Complex Concepts Simplified
- Westfall Act (28 U.S.C. § 2679)
- A statute that swaps the United States in place of a federal employee sued for a work-related tort, funneling the claim into the FTCA.
- Federal Tort Claims Act (FTCA)
- A limited waiver of the United States’ sovereign immunity. Importantly, it excludes defamation claims (§ 2680(h)).

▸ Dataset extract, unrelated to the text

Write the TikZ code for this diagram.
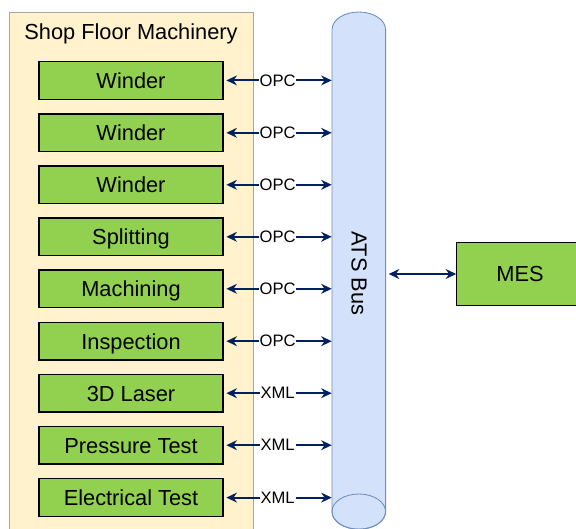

- Attorney-General Certification
- A formal statement that the employee acted within the scope of federal employment. It automatically triggers substitution & removal but is reviewable by courts.
- Scope-of-Employment
- Whether the alleged wrongful act was committed in the line of official duty. Decided under the relevant jurisdiction’s respondeat-superior rules (here, D.C. law).
- Waiver vs. Forfeiture
- “Waiver” is the intentional abandonment of a right; “forfeiture” is the inadvertent failure to assert it. Waived arguments are normally unreviewable on appeal.
Conclusion
The Second Circuit’s opinion creates a crisp doctrinal benchmark: the “Before-Trial” Rule for Westfall Act substitution. Text, precedent, and policy coalesce to ensure that federal actors and the DOJ must move—if at all—before the jury is empaneled. By marrying strict statutory construction with equitable sensibilities, the court safeguarded both the integrity of jury verdicts and the predictability of immunity doctrines. Practitioners now have unequivocal notice: delay beyond trial is not merely risky—it is fatal.